Ein etwas anderes Konzept verfolgt die Schweizer Organisation ProSpezieRara, über die Esther Meduna berichtete. Auch sie hat sich den Erhalt genetischer Vielfalt auf die Fahnen geschrieben, will traditionelle Werte und altes Wissen erhalten und durch Nutzungsförderung für alle den Zugang dazu ermöglichen. Die Organisation, die sich auch um alte Nutztierrassen, Ackerpflanzen, Obst und Gemüse kümmert, konzentriert sich auf historische Sommerblumen, Stauden und Zwiebelpflanzen. Gesucht sind Sorten, die in der Schweiz gezüchtet oder entstanden sind oder Schweizer Lokalnamen tragen. Sie müssen nachweislich vor 1970 in der Schweiz angebaut worden und kaum mehr im Handel verfügbar sein. Zurzeit umfasst die Sammlung 100 Sorten, die in zwei Sichtungsgärten vorgestellt werden.
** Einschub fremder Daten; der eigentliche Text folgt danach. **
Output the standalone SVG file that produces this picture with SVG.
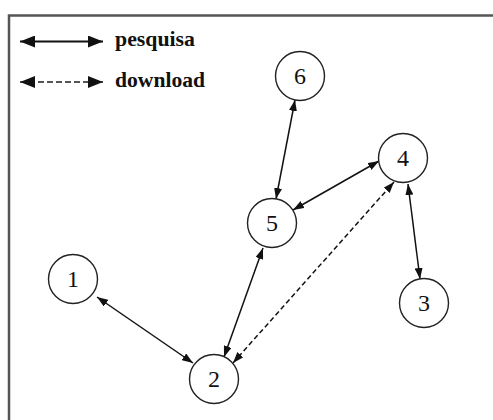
<svg xmlns="http://www.w3.org/2000/svg" width="493" height="420" viewBox="0 0 493 420">
<defs>
<style>
.node circle{fill:#fff;stroke:#222;stroke-width:1.4}
.node text{font-family:"Liberation Serif","Times New Roman",serif;font-size:24px;fill:#111;text-anchor:middle}
.edge{stroke:#111;stroke-width:1.5;fill:none;marker-start:url(#ah);marker-end:url(#ah)}
.dash{stroke-dasharray:5,3}
.leg{stroke:#111;stroke-width:2;fill:none;marker-start:url(#ahL);marker-end:url(#ahL)}
.ldash{stroke:#555;stroke-dasharray:6,3}
.lt{font-family:"Liberation Serif","Times New Roman",serif;font-weight:bold;font-size:21px;fill:#111}
</style>
<marker id="ah" viewBox="0 0 11 8" refX="11" refY="4" markerWidth="11" markerHeight="8" markerUnits="userSpaceOnUse" orient="auto-start-reverse"><path d="M0,0 L11,4 L0,8 z" fill="#111"/></marker>
<marker id="ahL" viewBox="0 0 15 12" refX="15" refY="6" markerWidth="15" markerHeight="12" markerUnits="userSpaceOnUse" orient="auto-start-reverse"><path d="M0,0 L15,6 L0,12 z" fill="#111"/></marker>
</defs>
<rect width="493" height="420" fill="#fff"/>
<rect x="9" y="15.5" width="500" height="420" fill="none" stroke="#555" stroke-width="2.5"/>
<g id="legend">
<line class="leg" x1="20" y1="41.5" x2="103" y2="41.5"/>
<text class="lt" x="115" y="46" textLength="80" lengthAdjust="spacingAndGlyphs">pesquisa</text>
<line class="leg ldash" x1="20" y1="82" x2="103" y2="82"/>
<text class="lt" x="115" y="87" textLength="90" lengthAdjust="spacingAndGlyphs">download</text>
</g>
<g id="connectors">
<line class="edge" x1="97" y1="297" x2="193" y2="363"/>
<line class="edge" x1="224" y1="357" x2="263" y2="248"/>
<line class="edge dash" x1="233" y1="363" x2="394" y2="182"/>
<line class="edge" x1="293" y1="210" x2="379" y2="161"/>
<line class="edge" x1="295" y1="100" x2="276" y2="199"/>
<line class="edge" x1="408" y1="184" x2="420" y2="279"/>
</g>
<g id="n1" class="node"><circle cx="73" cy="279" r="24.5"/><text x="73" y="287">1</text></g>
<g id="n2" class="node"><circle cx="214" cy="379" r="24.5"/><text x="214" y="387">2</text></g>
<g id="n3" class="node"><circle cx="424" cy="303" r="24.5"/><text x="424" y="311">3</text></g>
<g id="n4" class="node"><circle cx="403" cy="158" r="24.5"/><text x="403" y="166">4</text></g>
<g id="n5" class="node"><circle cx="272" cy="223" r="24.5"/><text x="272" y="231">5</text></g>
<g id="n6" class="node"><circle cx="300" cy="76" r="24.5"/><text x="300" y="84">6</text></g>
</svg>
Der Weg zu einem Netzwerk in Deutschland
Peter Ruhnke, Bonn, umriss die Aufgaben, die für die Gründung eines Netzwerks gelöst werden müssen:
Steuerungsgruppe bilden,
Ziele des Netzwerks und sein Spektrum (Besitzer von Sammlungen, Pflanzenbereiche und Mitglieder) festlegen,
Aufgaben des Netzwerks festlegen,
Hemmnisse analysieren und Lösungen erarbeiten,
Partner für den Aufbau des Netzwerks finden,
Unterstützer/Förderer finden,
Pflanzensammlungen erfassen,
Regeln und Standards für Sammlungen erarbeiten,
Aufgaben der Sammler festlegen,
Sammlungen bewerten und
Lösungen für den Fortbestand von Sammlungen erarbeiten.
Wie nötig es ist, zu einer Lösung für die Pflanzensammlungen zu kommen, machten die Anwesenden in der engagierten Diskussion deutlich.
Viele signalisierten Bereitschaft, ein künftiges Netzwerk mit zu tragen. Daher wird die Deutsche Gartenbaugesellschaft in ihrer kommenden Jahrestagung Anfang Oktober einen ersten Entwurf für ein Kuratorium entwickeln, das den Pflanzen-Liebhaber-Organisationen zur Diskussion und Abstimmung in den Gremien zugeschickt wird. Dieser Abstimmungsprozess sollte bis zu Beginn des kommenden Jahres abgeschlossen sein. Dann wird man erneut zusammenkommen und erste konkrete Schritte vereinbaren.